Just keep being the best mother that you can be and make up for it on your down time.

Anonymous said...

Hey, no kid gets through childhood unscathed! Just tell them to send you the bill for the therapy!

Just kidding--you're a great mom and person. Hang in there.

Sua Sponte

Anonymous said...

I'm with you, jurl. Right there in the same boat as you currently, so I feel you 100%. But as you said, our moms worked too and I don't remember being even a little bit bothered or damaged by that fact. I was a latch key kid for 2 or 3 hours a day, every day, for years, starting in second grade, and I still managed to get out of high school, college and law school w/o a complete nervous breakdown, alcoholism, or knocked up. All that came later, of course, when I started being responsible for myself, with nobody else to blame... I'm sure my mom was wracked with guilt about the latch key thing but she never let on if so, and therefore we just thought it was normal. In retrospect my parents were really good and just showing a brave face, and although I know they must have had anxieties and doubts about parenting, working and parenting, and how to get it all done, they never let on that anything was difficult or hectic or hard, and therefore my brother and I just never knew if anything was hard. And damn, my parents were in their TWENTIES throughout my elementary years! Can you imagine? Maybe they were too optimistic and too young to feel the pressure? Or maybe they were just better people and parents than me- which is actually quite likely, in fact. But long story short, I don't feel like I was a damaged kid just b/c my parents both worked. A fact/memory that I cling to when I'm running in the door at 6:45 pm, harried and stressed, in hopes that I will get to spend an hour with my screaming, hungry, tired baby before I put her to bed, while all the while I'm convinced that her 16 month old self is focusing all of her energy on resenting me for being her mother. But in the morning she smiles and hugs me and blows me a kiss, so I hope that, like a puppy, she forgets all the reasons she has to resent me and just loves me unconditionally b/c that's what a baby does. I hope the true resentment phase is at least 3 or 4 years away...

Claudia said...

Sh*t. I can't read your blog today without crying (again) about the fact that my maternity leave will soon come to an end I have to go back to work in a few short weeks. Ugh!

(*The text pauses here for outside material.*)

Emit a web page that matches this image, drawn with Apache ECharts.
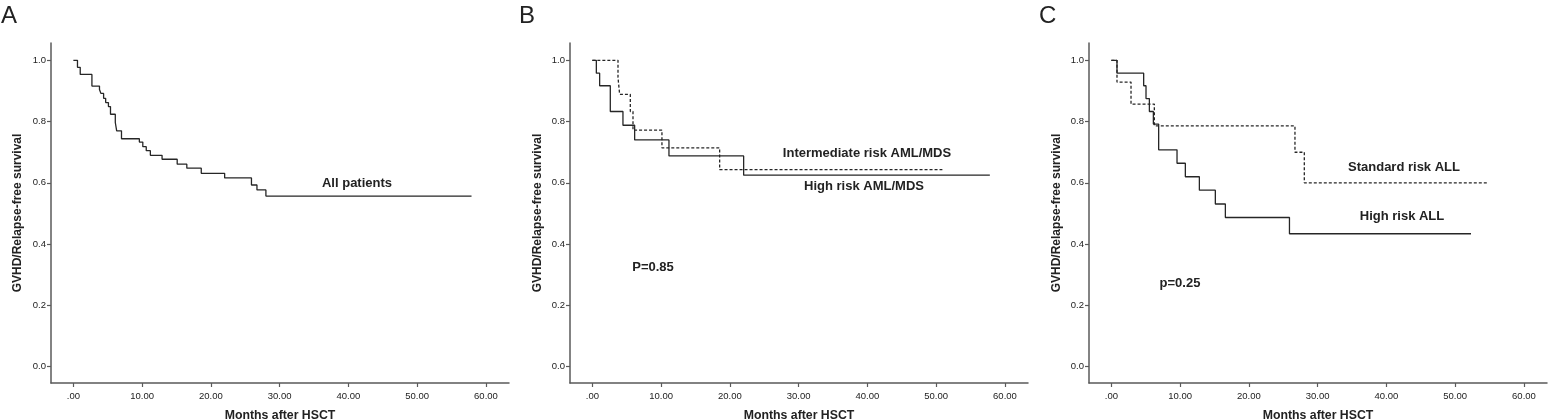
<!DOCTYPE html>
<html>
<head>
<meta charset="utf-8">
<script src="https://cdn.jsdelivr.net/npm/echarts@6/dist/echarts.min.js"></script>
<style>
html,body{margin:0;padding:0;background:#fff;}
#c{width:1548px;height:420px;}
</style>
</head>
<body>
<div id="c"></div>
<script>
// ---- Data ----
const xTickValues = [0, 10, 20, 30, 40, 50, 60];
const xTickLabels = ['.00', '10.00', '20.00', '30.00', '40.00', '50.00', '60.00'];
const yTickValues = [0, 0.2, 0.4, 0.6, 0.8, 1.0];
const yTickLabels = ['0.0', '0.2', '0.4', '0.6', '0.8', '1.0'];

// Panel A: all patients
const allTimes = [0, 0.6, 1.0, 2.7, 3.8, 4.0, 4.4, 4.7, 5.1, 5.4, 6.1, 6.3, 7.0, 9.6, 10.1, 10.6, 11.2, 12.9, 15.1, 16.5, 18.6, 22.0, 25.9, 26.7, 28.0, 57.9];
const allSurv  = [1.0, 0.977, 0.954, 0.916, 0.905, 0.892, 0.876, 0.862, 0.849, 0.824, 0.797, 0.770, 0.744, 0.733, 0.718, 0.705, 0.690, 0.677, 0.661, 0.648, 0.631, 0.616, 0.593, 0.577, 0.557, 0.557];

// Panel B: AML/MDS
const highAmlTimes = [0, 0.58, 1.06, 2.61, 4.45, 6.15, 11.14, 22.0, 57.8];
const highAmlSurv  = [1.0, 0.958, 0.917, 0.833, 0.788, 0.740, 0.688, 0.625, 0.625];
const interAmlTimes = [0, 3.73, 3.97, 5.52, 5.91, 10.12, 18.51, 50.9];
const interAmlSurv  = [1.0, 0.944, 0.889, 0.833, 0.772, 0.714, 0.643, 0.643];

// Panel C: ALL
const highAllTimes = [0, 0.82, 4.70, 5.04, 5.53, 6.11, 6.88, 9.55, 10.76, 12.8, 15.12, 16.58, 25.9, 52.3];
const highAllSurv  = [1.0, 0.958, 0.917, 0.875, 0.833, 0.792, 0.708, 0.664, 0.620, 0.576, 0.531, 0.487, 0.434, 0.434];
const stdAllTimes = [0, 0.82, 2.86, 6.25, 26.7, 28.06, 54.7];
const stdAllSurv  = [1.0, 0.929, 0.857, 0.786, 0.700, 0.600, 0.600];

const panelLetters = ['A', 'B', 'C'];
const yAxisTitle = 'GVHD/Relapse-free survival';
const xAxisTitle = 'Months after HSCT';

// ---- Build chart ----
const zip = (a, b) => a.map((t, i) => [t, b[i]]);
const FONT = '"Liberation Sans", Arial, sans-serif';
const AX = '#5a5a5a';
const TXT = '#222';

const gridLefts = [51, 570, 1089];
const grids = gridLefts.map(l => ({ left: l, top: 43, width: 458, height: 340, containLabel: false, outerBoundsMode: 'none' }));

const xAxes = grids.map((g, i) => ({
  type: 'value', gridIndex: i, min: -3.25, max: 63.35,
  splitLine: { show: false },
  axisLine: { show: true, onZero: false, lineStyle: { color: AX, width: 1.5 } },
  axisTick: { show: true, length: 4, customValues: xTickValues, lineStyle: { color: AX, width: 1.2 } },
  axisLabel: {
    customValues: xTickValues, margin: 8, color: TXT, fontSize: 9.5, fontFamily: FONT,
    formatter: v => { const k = xTickValues.findIndex(x => Math.abs(x - v) < 1e-6); return k >= 0 ? xTickLabels[k] : ''; }
  },
  name: xAxisTitle, nameLocation: 'middle', nameGap: 27,
  nameTextStyle: { fontSize: 12.3, fontWeight: 'bold', color: TXT, fontFamily: FONT }
}));

const yAxes = grids.map((g, i) => ({
  type: 'value', gridIndex: i, min: -0.0532, max: 1.0565,
  splitLine: { show: false },
  axisLine: { show: true, onZero: false, lineStyle: { color: AX, width: 1.5 } },
  axisTick: { show: true, length: 4, customValues: yTickValues, lineStyle: { color: AX, width: 1.2 } },
  axisLabel: {
    customValues: yTickValues, margin: 5, color: TXT, fontSize: 9.5, fontFamily: FONT,
    formatter: v => { const k = yTickValues.findIndex(x => Math.abs(x - v) < 1e-6); return k >= 0 ? yTickLabels[k] : ''; }
  },
  name: yAxisTitle, nameLocation: 'middle', nameRotate: 90, nameGap: i === 0 ? 27 : 26,
  nameTextStyle: { fontSize: 12, fontWeight: 'bold', color: TXT, fontFamily: FONT }
}));

function km(name, idx, times, surv, dashed) {
  return {
    name, type: 'line', xAxisIndex: idx, yAxisIndex: idx, step: 'end',
    data: zip(times, surv), symbol: 'none', silent: true, animation: false,
    lineStyle: { color: '#262626', width: 1.3, type: dashed ? [3, 2] : 'solid' }
  };
}

const series = [
  km('All patients', 0, allTimes, allSurv, false),
  km('High risk AML/MDS', 1, highAmlTimes, highAmlSurv, false),
  km('Intermediate risk AML/MDS', 1, interAmlTimes, interAmlSurv, true),
  km('High risk ALL', 2, highAllTimes, highAllSurv, false),
  km('Standard risk ALL', 2, stdAllTimes, stdAllSurv, true)
];

function label(text, x, y, size, weight, align) {
  return { type: 'text', x, y, style: { text, fill: TXT, font: (weight || 'bold') + ' ' + (size || 13) + 'px ' + FONT, textAlign: align || 'center', textVerticalAlign: 'middle' } };
}

const graphic = [
  label(panelLetters[0], 1, 16, 24, 'normal', 'left'),
  label(panelLetters[1], 519, 16, 24, 'normal', 'left'),
  label(panelLetters[2], 1039, 16, 24, 'normal', 'left'),
  label('All patients', 357, 183),
  label('Intermediate risk AML/MDS', 867, 153),
  label('High risk AML/MDS', 864, 186),
  label('P=0.85', 653, 267),
  label('Standard risk ALL', 1404, 167),
  label('High risk ALL', 1402, 216),
  label('p=0.25', 1180, 283)
];

const chart = echarts.init(document.getElementById('c'), null, { renderer: 'canvas' });
chart.setOption({
  backgroundColor: '#fff',
  animation: false,
  grid: grids, xAxis: xAxes, yAxis: yAxes, series, graphic
});
</script>
</body>
</html>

Angie @ KEEP BELIEVING said...

New to your blog. What a dilemna. I am blessed to be able to stay home for NOW! It was a sacrafice (and a huge financial one, mind you) that hubby and I discussed would last until both boys are in school full time. I have 1-1/2 more years left. Never regretted my decision (well, not NEVER. I do miss vacations, nice restaurants and being able to afford nights out with babysitters at home, but that will come again) even though we are still earning LESS than we did 7 years ago when we had dual income.

As for the rest of your blog. TOO FUNNY! You made me laugh out loud at your reasons to watch dancing with the stars. And Zima?? - do they still make that?